:: DATA BLOCK

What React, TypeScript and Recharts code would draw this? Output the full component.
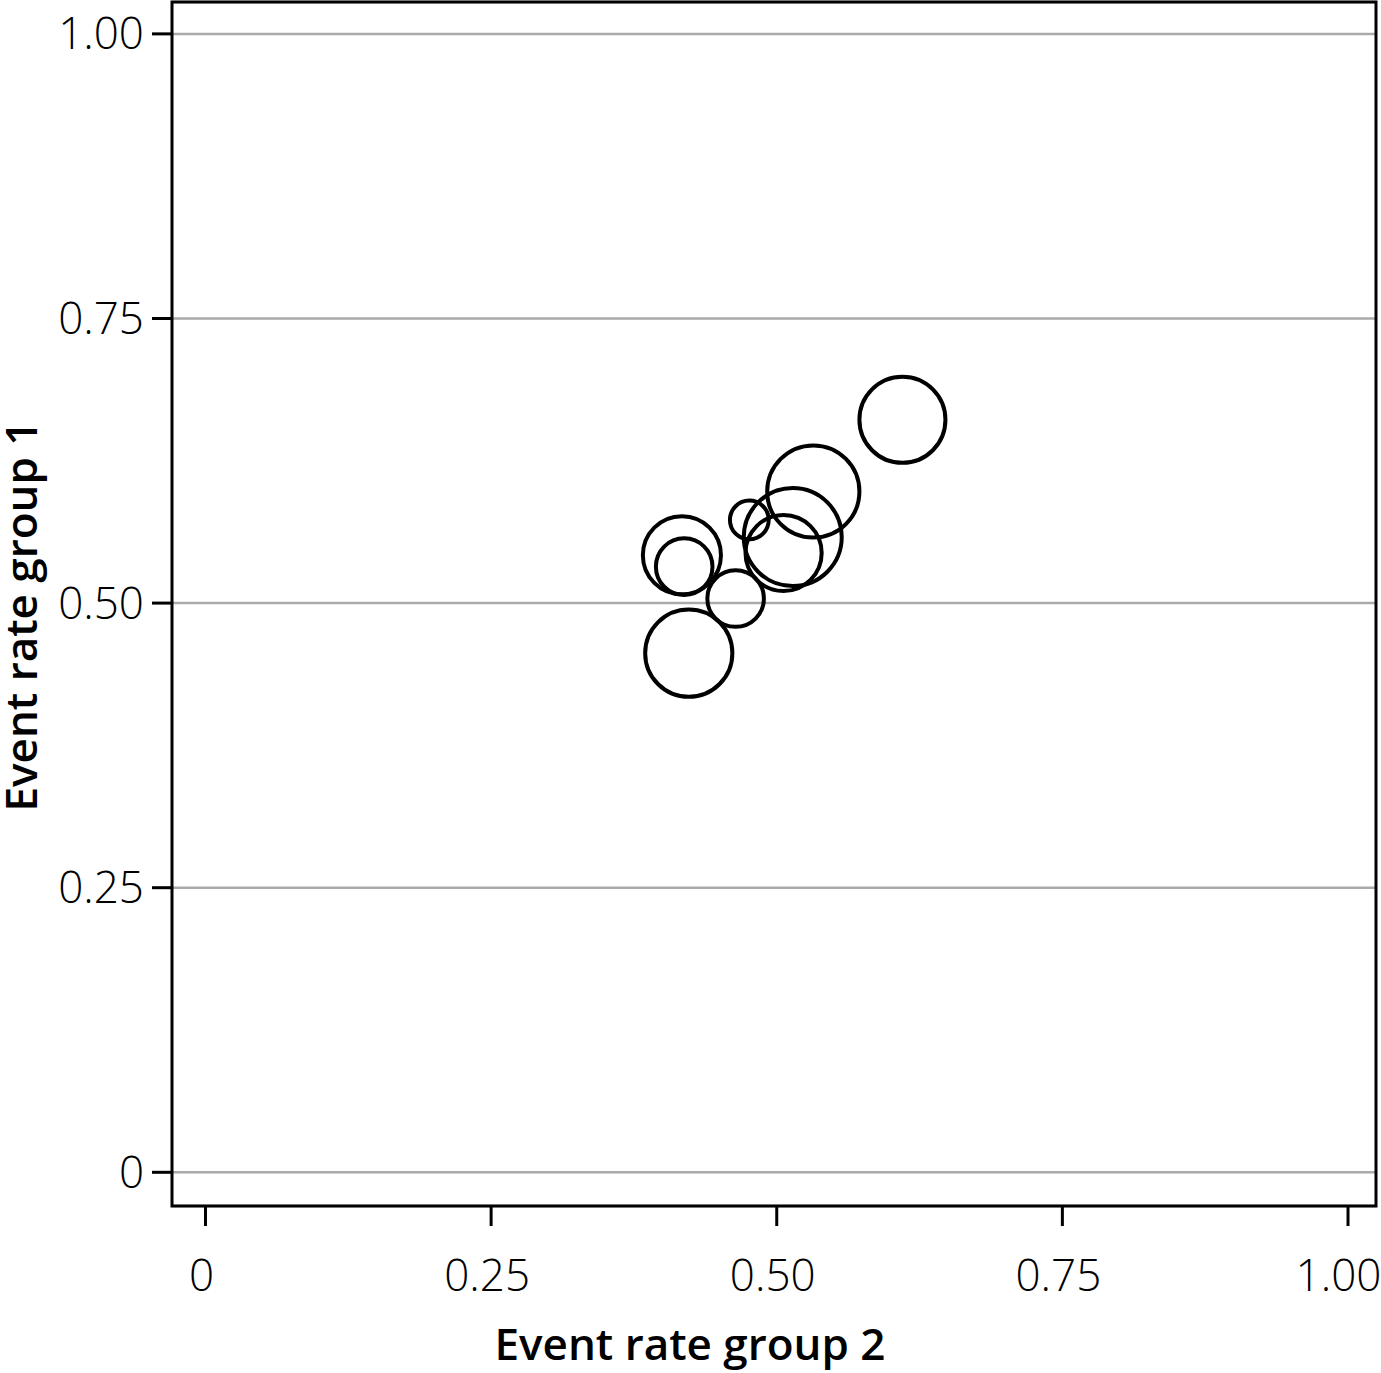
import { ScatterChart, Scatter, XAxis, YAxis, ZAxis, CartesianGrid, ReferenceArea, Label } from 'recharts';

// event rates per study
const rateGroup2 = [0.610, 0.532, 0.514, 0.506, 0.476, 0.417, 0.419, 0.464, 0.423];
const rateGroup1 = [0.661, 0.598, 0.558, 0.544, 0.573, 0.542, 0.532, 0.504, 0.456];
const studyWeight = [74, 85, 96, 58, 15, 61, 32, 32, 76];

const axisTicks = [0, 0.25, 0.5, 0.75, 1];

const xDomain = [-0.0293, 1.0245];
const yDomain = [-0.0296, 1.028];

const data = rateGroup2.map((x, i) => ({ x, y: rateGroup1[i], w: studyWeight[i] }));

const fmt = (v: number) => (v === 0 ? '0' : v.toFixed(2));

const tickFont = { fontSize: 44, fill: '#000', fontFamily: 'Open Sans', fontWeight: 300 };
const titleFont = { fontSize: 44, fill: '#000', fontFamily: 'Open Sans', fontWeight: 600 };

export default function App() {
  return (
    <div style={{ position: 'absolute', left: 0, top: 0, background: '#fff' }}>
      <ScatterChart width={1381} height={1373} margin={{ top: 2, right: 5, left: 0, bottom: 0 }}>
        <CartesianGrid vertical={false} stroke="#aaaaaa" strokeWidth={2.5} />
        <XAxis
          type="number"
          dataKey="x"
          domain={xDomain}
          ticks={axisTicks}
          allowDataOverflow
          tickFormatter={fmt}
          height={167}
          axisLine={false}
          tickLine={{ stroke: '#000', strokeWidth: 3 }}
          tickSize={20}
          tickMargin={34}
          tick={{ ...tickFont, dx: -4 }}
        >
          <Label
            content={() => (
              <text x={690} y={1360} textAnchor="middle" style={titleFont}>
                Event rate group 2
              </text>
            )}
          />
        </XAxis>
        <YAxis
          type="number"
          dataKey="y"
          domain={yDomain}
          ticks={axisTicks}
          allowDataOverflow
          tickFormatter={fmt}
          width={172}
          axisLine={false}
          tickLine={{ stroke: '#000', strokeWidth: 3 }}
          tickSize={20}
          tickMargin={8}
          tick={tickFont}
        >
          <Label
            content={() => (
              <text x={37} y={616} transform="rotate(-90 37 616)" textAnchor="middle" style={titleFont}>
                Event rate group 1
              </text>
            )}
          />
        </YAxis>
        <ZAxis type="number" dataKey="w" domain={[0, 100]} range={[0, Math.PI * 2500]} />
        <ReferenceArea
          x1={xDomain[0]}
          x2={xDomain[1]}
          y1={yDomain[0]}
          y2={yDomain[1]}
          fill="none"
          stroke="#000"
          strokeWidth={3}
          ifOverflow="extendDomain"
        />
        <Scatter data={data} fill="none" stroke="#000" strokeWidth={4} isAnimationActive={false} />
      </ScatterChart>
    </div>
  );
}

::::

• _PROBLEM DETAILS_: Leave out the pictures and repeat exactly the lines from the start of the material through the line that contains "Sans', fontWeight: 600", both included.

• _FINISHED EXERCISE_:
What React, TypeScript and Recharts code would draw this? Output the full component.
import { ScatterChart, Scatter, XAxis, YAxis, ZAxis, CartesianGrid, ReferenceArea, Label } from 'recharts';

// event rates per study
const rateGroup2 = [0.610, 0.532, 0.514, 0.506, 0.476, 0.417, 0.419, 0.464, 0.423];
const rateGroup1 = [0.661, 0.598, 0.558, 0.544, 0.573, 0.542, 0.532, 0.504, 0.456];
const studyWeight = [74, 85, 96, 58, 15, 61, 32, 32, 76];

const axisTicks = [0, 0.25, 0.5, 0.75, 1];

const xDomain = [-0.0293, 1.0245];
const yDomain = [-0.0296, 1.028];

const data = rateGroup2.map((x, i) => ({ x, y: rateGroup1[i], w: studyWeight[i] }));

const fmt = (v: number) => (v === 0 ? '0' : v.toFixed(2));

const tickFont = { fontSize: 44, fill: '#000', fontFamily: 'Open Sans', fontWeight: 300 };
const titleFont = { fontSize: 44, fill: '#000', fontFamily: 'Open Sans', fontWeight: 600 };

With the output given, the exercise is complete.